Hoewel, of misschien ook omdat de grote klok geluid had gegeven, verwekte Barths eerste boek zowel aan de rechter als aan de linkerkant veel ergernis. De meeste aanstoot verwekte het slot van zijn voorwoord:

„Men zal aan dit boek merken, dat het met de vreugde van de ontdekker is geschreven. De krachtige stem van Paulus was nieuw voor mij, en net is mij alsof zij ook voor vele anderen nieuw moet zijn. Doch dat er nog veel niet gehoord en niet ontdekt is dat staat mij aan het eind van dit werk duidelijk voor ogen. Het, wil dan ook niet meer zijn dan een vóór-werk, dat om medewerking vraagt. Als er nu maar zeer velen en die daartoe meer dan ik geroepen zijn, gevonden mogen worden om daar naar de bronnen te graven. Zou ik mij echter vergissen in de blijde hoop op een nieuw gemeenschappelijk vragen en vorsen naar de bijbelse boodschap, dan heeft dit boek tijd om te wachten. De Brief aan de Romeinen wacht immers ook”.

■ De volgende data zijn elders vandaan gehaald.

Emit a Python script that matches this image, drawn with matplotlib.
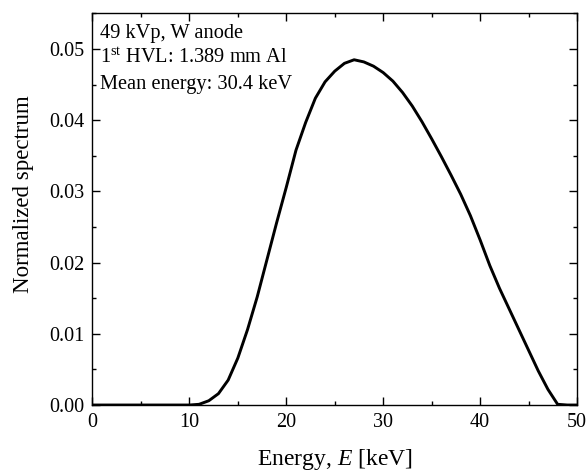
#!/usr/bin/env python3

import matplotlib

matplotlib.use('agg')

import matplotlib.pyplot as plt
from matplotlib.ticker import MultipleLocator

# Spectrum, 1 keV bins
energy = [0, 1, 2, 3, 4, 5, 6, 7, 8, 9, 10, 11, 12, 13, 14, 15, 16, 17, 18, 19,
          20, 21, 22, 23, 24, 25, 26, 27, 28, 29, 30, 31, 32, 33, 34, 35, 36, 37,
          38, 39, 40, 41, 42, 43, 44, 45, 46, 47, 48, 49, 50]
spectrum = [0, 0, 0, 0, 0, 0, 0, 0, 0, 0, 0.0, 0.0001, 0.0006, 0.0016, 0.0035,
            0.0066, 0.0106, 0.0152, 0.0204, 0.0256, 0.0306, 0.0358, 0.0397,
            0.0431, 0.0454, 0.0469, 0.0480, 0.0485, 0.0482, 0.0476, 0.0467,
            0.0455, 0.0439, 0.0420, 0.0398, 0.0374, 0.0349, 0.0323, 0.0296,
            0.0266, 0.0232, 0.0196, 0.0164, 0.0135, 0.0106, 0.0077, 0.0048,
            0.0022, 0.0001, 0.0, 0.0]

info_lines = ['49 kVp, W anode',
              r'1$^{\rm st}$ HVL: 1.389 mm Al',
              'Mean energy: 30.4 keV']
info_y = [0.937, 0.873, 0.807]  # baselines in axes coords

plt.rcParams['font.family'] = 'Liberation Serif'
plt.rcParams['mathtext.fontset'] = 'custom'
plt.rcParams['mathtext.rm'] = 'Liberation Serif'
plt.rcParams['mathtext.it'] = 'Liberation Serif:italic'
plt.rcParams['axes.linewidth'] = 1.0

fig = plt.figure(figsize=(5.88, 4.72), dpi=100)
ax = fig.add_axes([0.1573, 0.1419, 0.9813 - 0.1573, 0.9714 - 0.1419])

ax.plot(energy, spectrum, color='black', linewidth=2.1)

ax.set_xlim(0, 50)
ax.set_ylim(0, 0.055)
ax.xaxis.set_major_locator(MultipleLocator(10))
ax.xaxis.set_minor_locator(MultipleLocator(5))
ax.yaxis.set_major_locator(MultipleLocator(0.01))
ax.yaxis.set_minor_locator(MultipleLocator(0.005))
ax.yaxis.set_major_formatter(lambda v, pos: f'{v:.2f}')
ax.tick_params(which='both', direction='in', top=True, right=True, width=1.0)
ax.tick_params(which='major', length=6, labelsize=14.5, pad=6)
ax.tick_params(which='minor', length=3)

ax.set_xlabel('Energy, $E$ [keV]', fontsize=17)
ax.set_ylabel('Normalized spectrum', fontsize=16.5)
ax.xaxis.set_label_coords(0.5, -0.106)
ax.yaxis.set_label_coords(-0.121, 0.539)

for line, y in zip(info_lines, info_y):
    ax.text(0.0155, y, line, transform=ax.transAxes,
            ha='left', va='baseline', fontsize=14.7)

fig.savefig('out.png', dpi=100)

Brutale aanmatiging van een amper dertigjarige dorpsdominee, zei men. En toch kreeg Barth gelijk. Want door zijn boek is het vragen en vorsen naar de bijbelse boodschap rondom op gang gekomen, is de theologische arbeid tot leven en vernieuwing gekomen en ook daar waar men de voorwerker afwees en verketterde. Zeker, het theologische gesprek begon aanvankelijk slechts aarzelend. Karl Barth echter werkte onvermoeid en onverschrokken verder. Na de Duitse debacle van de herfst van 1918 richtten enige Duitse predikanten zich tot de Zwitserse religieus-socialist met het verzoek om raad en richting. Zo kwam het in het najaar van 1919 tot een conferentie te Tambach in het Thüringer Woud, waar Duitsers en Zwitsers elkaar ontmoetten. Barth heeft toen niet slechts het beste, maar ook het enige goede woord gesproken in zijn voordracht: „De Christen in de maatschappij”. Die voordracht werd in het omvergewoelde Duitsland sneller gehoord en beter verstaan dan bij ons in het veilige, rustige Zwitserland. Zij heeft er toe bijgedragen voor Barth de weg naar Duitsland te banen. In het voorjaar van 1920 sprak Karl Barth op de Aargauer studentenconferentie over ,.Bijbelse vragen, inzichten en uitzichten. Op diezelfde conferentie hield ook Adolf von Harnack een voordracht en luisterde hij naar die van Barth, maar hij kon over datgene wat zijn vroegere leerling in het midden bracht, slechts zijn hoofd schudden. Het was een merkwaardig ogenblik in de kerkgeschiedenis, toen de oude en de nieuwe leraar, de gaande en de komende theologie, elkaar daar ontmoetten. In di« jaren beantwoordde Barth bij een visitatie een ambtelijk-kerkelijke vragenlijst op een wijze, die zijn rapport ook thans nog lezenswaardig en opmerkelijk maakt, vooral voor kerkelijke autoriteiten. Een niet helemaal kortzichtige Bazeler beval toen de dominee van Safenwil voor een predikantenplaats te Bazel aan, doch werd vanwege dat „idiote idee” door de voorzitter van zijn kerkeraad geducht de mantel uitgeveegd.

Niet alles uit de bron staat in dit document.